Vincere un derby dà spesso al tifoso della prima squadra di calcio meneghina meravigliose sensazioni. Pensi a chi hai battuto, ai cari e incorreggibili bauscia nerazzurri di Milano. Pensi alla leggendaria presunzione dei loro dirigenti, calciatori e tifosi. Al loro nuovo mister, Josè Mourinho, uno che non ama perdere nemmeno a moscacieca con i suoi pargoli: figuriamoci la prima vera gara importante della sua nuova carriera italiana!
Ebbene, il Milan onusto di gloria, fin qui più simile a un pugile suonato da troppe battaglie sul ring che a una squadra realmente da scudetto, ha vinto e convinto. Un solo gol di scarto, scaturito al 36° su un colpo di testa imparabile del Gaucho sotto la nostra Curva Sud, non spiega a sufficenza perché abbiamo vinto noi e non loro. Da una parte s'è visto lo spirito di sacrificio della formazione di Carlo Ancelotti, dall'altra l'esagerata confidenza nei propri mezzi dei cugini sconfitti.
Ibra e i suoi avevano l'aria di chi, avendo vinto sa solo Iddio come tre scudetti consecutivi dopo anni di digiuno imbarazzante da giustificare per il loro blasone, è convinto di essere il più forte squadrone della terra.
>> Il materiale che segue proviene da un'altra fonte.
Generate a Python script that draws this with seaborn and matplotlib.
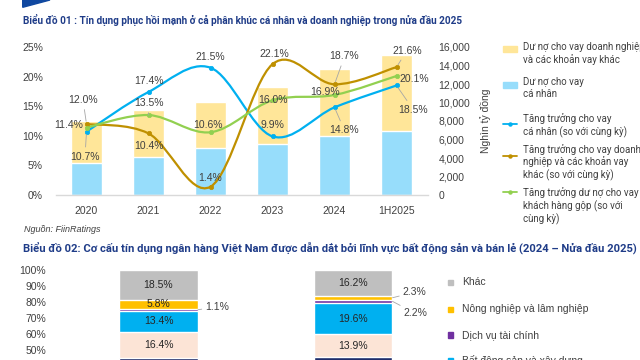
import numpy as np
import matplotlib

matplotlib.use("Agg")
import matplotlib.pyplot as plt
from matplotlib.path import Path
from matplotlib.patches import PathPatch, Polygon, Rectangle
from matplotlib.lines import Line2D
from matplotlib.ticker import FuncFormatter, MultipleLocator
import seaborn as sns

sns.set_theme(style="white")
plt.rcParams['font.family'] = ['Liberation Sans', 'DejaVu Sans']
NARROW = ['Roboto', 'Liberation Sans', 'DejaVu Sans']

# ---------------- chart 1 data ----------------
years = ["2020", "2021", "2022", "2023", "2024", "1H2025"]
loan_indiv = [3500, 4100, 5050, 5500, 6380, 6950]       # Dư nợ cho vay cá nhân
loan_biz = [4500, 5100, 5050, 6200, 7220, 8150]          # Dư nợ cho vay doanh nghiệp & khác
growth_indiv = [10.7, 17.4, 21.5, 9.9, 14.8, 18.5]
growth_biz = [12.0, 10.4, 1.4, 22.1, 18.7, 21.6]
growth_total = [11.4, 13.5, 10.6, 16.0, 16.9, 20.1]

# ---------------- chart 2 data ----------------
periods = ["2024", "1H2025"]
sectors = ["Khác", "Nông nghiệp và lâm nghiệp", "Dịch vụ tài chính",
           "Bất động sản và xây dựng", "Công nghiệp chế biến, chế tạo",
           "Bán buôn, bán lẻ và các ngành còn lại"]
share_2024 = [18.5, 5.8, 1.1, 13.4, 16.4, 44.8]
share_1h2025 = [16.2, 2.3, 2.2, 19.6, 13.9, 45.8]

# colours
C_YELLOW = '#FFE699'
C_LBLUE = '#97DDFB'
C_BLUE = '#00B0F0'
C_BROWN = '#BF9000'
C_GREEN = '#92D050'
SECTOR_COLORS = ['#BFBFBF', '#FFC000', '#7030A0', '#00B0F0', '#FCE4D6', '#1F2D6B']
TITLE_C = '#1F3C88'
TXT = '#404040'
LEADER = '#A6A6A6'

W, H = 640, 360
fig = plt.figure(figsize=(6.4, 3.6), dpi=100)


def px_axes(x0, y0, x1, y1):
    """axes rect from pixel box (top-left origin)"""
    return [x0 / W, 1 - y1 / H, (x1 - x0) / W, (y1 - y0) / H]


def smooth_path(xs, ys):
    """Bezier path through the points (Excel-like smoothed line)"""
    pts = np.column_stack([xs, ys]).astype(float)
    n = len(pts)
    verts, codes = [pts[0]], [Path.MOVETO]
    for i in range(n - 1):
        p0 = pts[max(i - 1, 0)]
        p1, p2 = pts[i], pts[i + 1]
        p3 = pts[min(i + 2, n - 1)]
        verts += [p1 + (p2 - p0) / 6, p2 - (p3 - p1) / 6, p2]
        codes += [Path.CURVE4] * 3
    return Path(verts, codes)


# =============================
# Chart 1
# =============================
ax = fig.add_axes(px_axes(55.5, 47, 427.5, 195))
ax2 = ax.twinx()

loan_total = [a + b for a, b in zip(loan_indiv, loan_biz)]
sns.barplot(x=years, y=loan_total, color=C_YELLOW, saturation=1, width=0.5,
            errorbar=None, ax=ax, zorder=1)
sns.barplot(x=years, y=loan_indiv, color=C_LBLUE, saturation=1, width=0.5,
            errorbar=None, ax=ax, zorder=2)
ax.set_ylim(0, 16000)
ax.set_xlim(-0.5, 5.5)
ax.yaxis.set_major_locator(MultipleLocator(2000))
ax.yaxis.set_major_formatter(FuncFormatter(lambda v, p: f"{int(v):,}"))
ax.yaxis.tick_right()
ax.yaxis.set_label_position('right')
ax.set_ylabel("Nghìn tỷ đồng", fontsize=7.5, color=TXT, labelpad=7)
ax.set_xlabel("")
ax.tick_params(axis='y', length=0, pad=8, labelsize=7.5, labelcolor=TXT)
ax.tick_params(axis='x', length=0, pad=8, labelsize=7.5, labelcolor=TXT)
for s in ['left', 'right', 'top']:
    ax.spines[s].set_visible(False)
ax.spines['bottom'].set_color('#D9D9D9')
ax.spines['bottom'].set_linewidth(1)

ax2.set_ylim(0, 25)
ax2.yaxis.tick_left()
ax2.yaxis.set_major_locator(MultipleLocator(5))
ax2.yaxis.set_major_formatter(FuncFormatter(lambda v, p: f"{int(v)}%"))
ax2.tick_params(axis='y', length=0, pad=9, labelsize=7.5, labelcolor=TXT)
for s in ax2.spines.values():
    s.set_visible(False)

xpos = np.arange(len(years))
series = [(growth_indiv, C_BLUE), (growth_biz, C_BROWN), (growth_total, C_GREEN)]
for vals, col in series:
    ax2.add_patch(PathPatch(smooth_path(xpos, vals), fill=False, edgecolor=col,
                            lw=1.6, zorder=3, capstyle='round'))
    sns.scatterplot(x=xpos, y=vals, color=col, s=10, edgecolor=col, linewidth=0.5,
                    ax=ax2, zorder=4, legend=False)

# label offsets in pixels (dx, dy, leader)
lab_off = {
    'indiv': [(-1.5, -25, True), (0, 11, False), (0, 11, False), (0, 11, False),
              (10, -23, True), (17, -24.5, True)],
    'biz': [(-3.5, 24, True), (0, -12.5, False), (0, 9, False), (1.5, 10, False),
            (10, 28, True), (10.5, 16.5, True)],
    'total': [(-17.5, 2.5, False), (0, 12, True), (-2.5, 7, False), (0, 0, False),
              (-9.5, 3, False), (17.5, -3.3, False)],
}
for key, vals in [('indiv', growth_indiv), ('biz', growth_biz), ('total', growth_total)]:
    for i, v in enumerate(vals):
        dx, dy, leader = lab_off[key][i]
        ap = dict(arrowstyle='-', color=LEADER, lw=0.6, shrinkA=1, shrinkB=2) if leader else None
        ax2.annotate(f"{v:.1f}%", xy=(i, v), xytext=(dx, dy), textcoords='offset pixels',
                     ha='center', va='center', fontsize=7.5, color=TXT,
                     arrowprops=ap, zorder=5)

# =============================
# Chart 2
# =============================
c2_left, c2_right = 60, 420
c2_x0, c2_step = 158.5, 194.5
bx = fig.add_axes(px_axes(c2_left, 270, c2_right, 430))
cum_2024 = 100.0
cum_1h = 100.0
for k, sec in enumerate(sectors):
    sns.barplot(x=periods, y=[cum_2024, cum_1h], color=SECTOR_COLORS[k], saturation=1,
                width=0.406, errorbar=None, ax=bx, zorder=2 + k)
    cum_2024 -= share_2024[k]
    cum_1h -= share_1h2025[k]

bx.set_xlim(-(c2_x0 - c2_left) / c2_step, (c2_right - c2_x0) / c2_step)
bx.set_ylim(0, 100)
# only the upper half of this chart is inside the picture
bx.set_yticks(np.arange(50, 101, 10))
bx.yaxis.set_major_formatter(FuncFormatter(lambda v, p: f"{int(v)}%"))
bx.tick_params(axis='y', length=0, pad=10, labelsize=7.5, labelcolor=TXT)
bx.set_xticks([])
bx.set_xlabel("")
bx.set_ylabel("")
for s in bx.spines.values():
    s.set_visible(False)

small_lab = {(0, 2): (7, 3), (1, 1): (10, 5.5), (1, 2): (11, -12)}
for j, shares in enumerate([share_2024, share_1h2025]):
    top = 100.0
    for k, v in enumerate(shares[:-1]):
        mid = top - v / 2
        if (j, k) in small_lab:
            dx, dy = small_lab[(j, k)]
            bx.annotate(f"{v:.1f}%", xy=(j + 0.203, mid), xytext=(dx, dy),
                        textcoords='offset pixels', ha='left', va='center',
                        fontsize=7.5, color=TXT, zorder=20,
                        arrowprops=dict(arrowstyle='-', color=LEADER, lw=0.6,
                                        shrinkA=0, shrinkB=0))
        else:
            bx.text(j, mid, f"{v:.1f}%", ha='center', va='center', fontsize=7.5,
                    color='#262626', zorder=20)
        top -= v

# =============================
# overlay: titles, legends, source
# =============================
ov = fig.add_axes([0, 0, 1, 1])
ov.set_xlim(0, W)
ov.set_ylim(H, 0)
ov.axis('off')

ov.add_patch(Polygon([(22.7, 0), (50, 0), (22.7, 7.3)], closed=True, color='#1048A0'))
ov.text(22.7, 20, "Biểu đồ 01 : Tín dụng phục hồi mạnh ở cả phân khúc cá nhân và doanh nghiệp trong nửa đầu 2025",
        fontsize=7.2, fontweight='bold', color=TITLE_C, va='center', ha='left', family=NARROW)
ov.text(24, 229, "Nguồn: FiinRatings", fontsize=6.5, style='italic', color=TXT,
        va='center', ha='left')
ov.text(23, 248, "Biểu đồ 02: Cơ cấu tín dụng ngân hàng Việt Nam được dẫn dắt bởi lĩnh vực bất động sản và bán lẻ (2024 – Nửa đầu 2025)",
        fontsize=8.1, fontweight='bold', color=TITLE_C, va='center', ha='left', family=NARROW)

# chart 1 legend
leg1 = [
    ('patch', C_YELLOW, 49, 47.3, "Dư nợ cho vay doanh nghiệp\nvà các khoản vay khác"),
    ('patch', C_LBLUE, 85, 82.3, "Dư nợ cho vay\ncá nhân"),
    ('line', C_BLUE, 124.3, 118.3, "Tăng trưởng cho vay\ncá nhân (so với cùng kỳ)"),
    ('line', C_BROWN, 156, 148.7, "Tăng trưởng cho vay doanh\nnghiệp và các khoản vay\nkhác (so với cùng kỳ)"),
    ('line', C_GREEN, 192.3, 192.3, "Tăng trưởng dư nợ cho vay\nkhách hàng gộp (so với\ncùng kỳ)"),
]
for kind, col, hy, ty, lab in leg1:
    if kind == 'patch':
        ov.add_patch(Rectangle((503.3, hy - 3.3), 13.4, 6.6, color=col))
    else:
        ov.add_line(Line2D([503, 517], [hy, hy], color=col, lw=1.3))
        ov.plot([510], [hy], 'o', color=col, ms=2.2)
    ov.text(523, ty - 5, lab, fontsize=7, color=TXT, va='top', ha='left',
            linespacing=1.2, family=NARROW)

# chart 2 legend
for k, ly in enumerate([282.3, 309.3, 335, 360.5]):
    ov.add_patch(Rectangle((448, ly - 2.7), 5.4, 5.4, color=SECTOR_COLORS[k]))
    ov.text(461.7, ly, sectors[k], fontsize=7.5, color=TXT, va='center', ha='left')

plt.savefig("out.png", dpi=100)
Nel nostro Milan invece s'annidava negli sguardi di tutti quella tigna di chi è abituato da anni, ormai, ad affrontare fior d'avversari nelle sfide all'OK Corrall come le tante semifinali e finali di Champions o d'Intercontinentale.
Seedorf, Kakà, Gattuso, Pato ma soprattutto i rinati Ronaldinho e Abbiati hanno polverizzato, in novanta minuti di fiero combattimento, le illusioni di un'altra stagione in discesa nutrite dai nostri dirimpettai. Il primo squillo italiano del Gaucho, ne sono certo, popolerà i loro incubi notturni per un pezzo!